Italian label Heavy Psych Sounds is certainly one of the more prominent labels in stoner and psych these days. Their roster is an impressive one and you can usually bet that what they put out will deliver for the tastes of riff enthusiasts worldwide. For today we have a nice four-song split effort from La Spezia’s Oreyeon and Florence’s Lord Elephant to check out.
We launch with Oreyeon’s cover of Slo Burn’s Wheel Fall. It’s a bit tighter and sleeker than the original but doesn’t stray too far from the formula. The vocals are a bit subdued in the mix for my liking, yet the instrumentation more than makes up for it. This is very much Desert Rock 101, but I’m okay with that.
C10H12N20 is a different matter entirely. The moody track – which spans over ten minutes – begins with a stirring King Buffalo-like build up prior to plunging into a triumphant riff highly reminiscent of early Smashing Pumpkins or perhaps HUM. The guitars color the progression in a lyrical fashion with a steady rhythm maintaining the pace. A brief clean section brings a moment of breathing before a return to the heavy melodic main riff brings the song to a close. A very impressive piece of ‘90s inspired instrumental alt rock.
Doom Sessions Vol. 8 is a tasty sample of the Heavy Psych Sounds roster…
Now it’s Lord Elephant’s turn with their own ten-minuter Twilight Reflexes. This is some seriously groovy and very lo-fi psychedelic blues rock in the tradition of Robin Trower and Earthless. A colorful pyrotechnic display of minor pentatonic soloing over free jazz drumming carries the track to a semi crescendo. A suitably snarling stoner bassline then takes over giving way to a much heavier end segment. It makes for a nice contrast and blend of styles.

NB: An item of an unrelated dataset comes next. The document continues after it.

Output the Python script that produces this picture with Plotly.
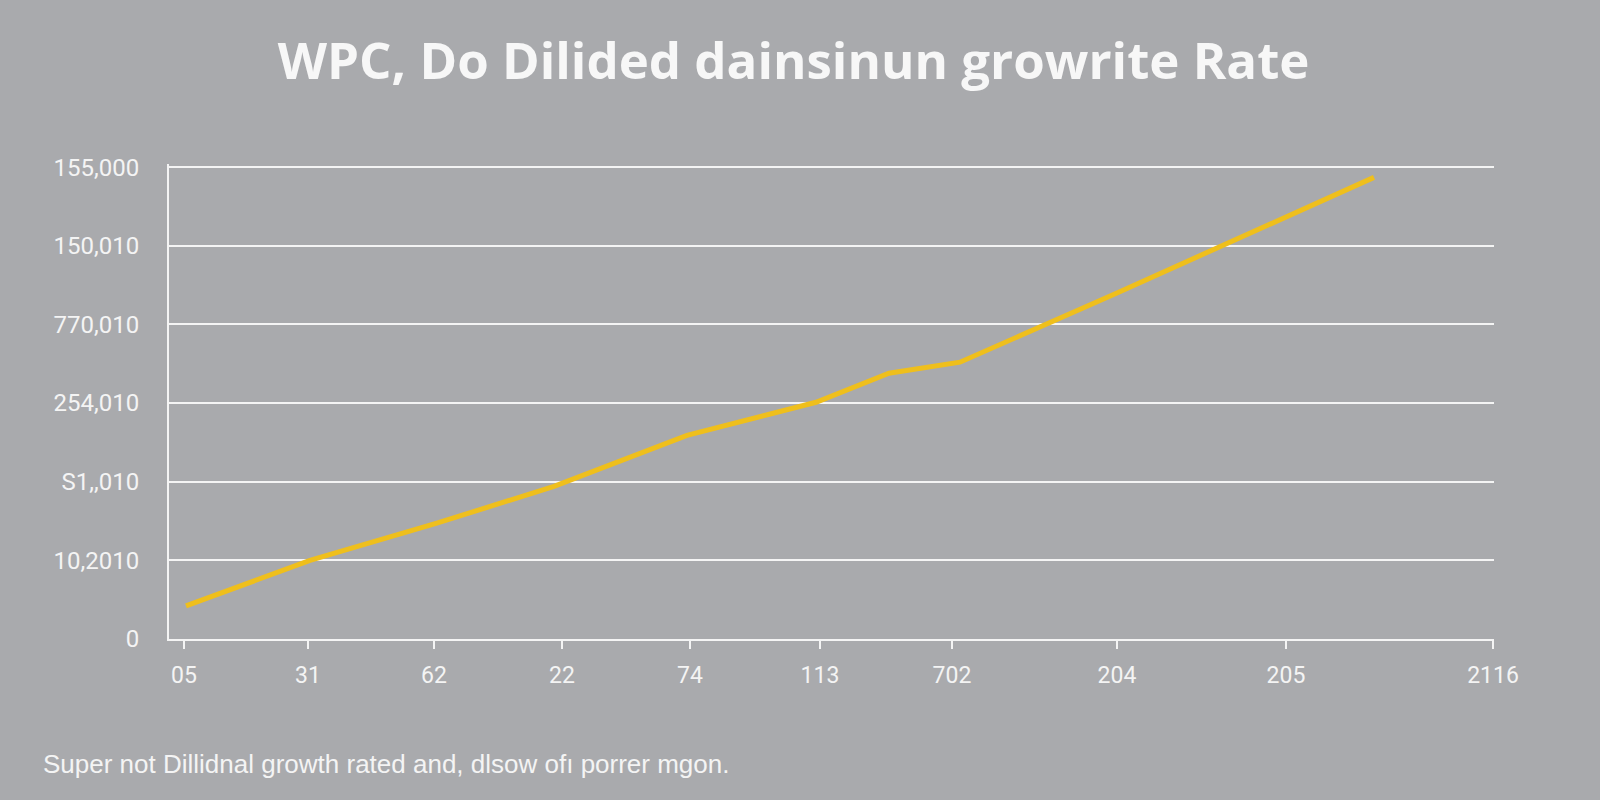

Finally, we have a crushing rendition of Link Wray’s proto-stoner opus, Rumble (a song that was actually banned by some US stations in the 50’s for being misinterpreted as being a gang violence anthem). This version doesn’t go by the book and plays with some major chord flourishes, initially giving it a bit of a post-rock feel. The distortion gets considerably more amped up towards the middle of the track and there’s some simply delightful jams to be had. In my opinion, this is the best kind of cover in that it finds its own identity.
Doom Sessions Vol. 8 is a tasty sample of the Heavy Psych Sounds roster. Both Oreyeon and Lord Elephant do an excellent job of actually working with different styles rather than delivering a predictable stoner formula. I will certainly be looking forward to seeing and hearing more from Italy’s finest bearers of the distorted fuzz. Definitely recommended.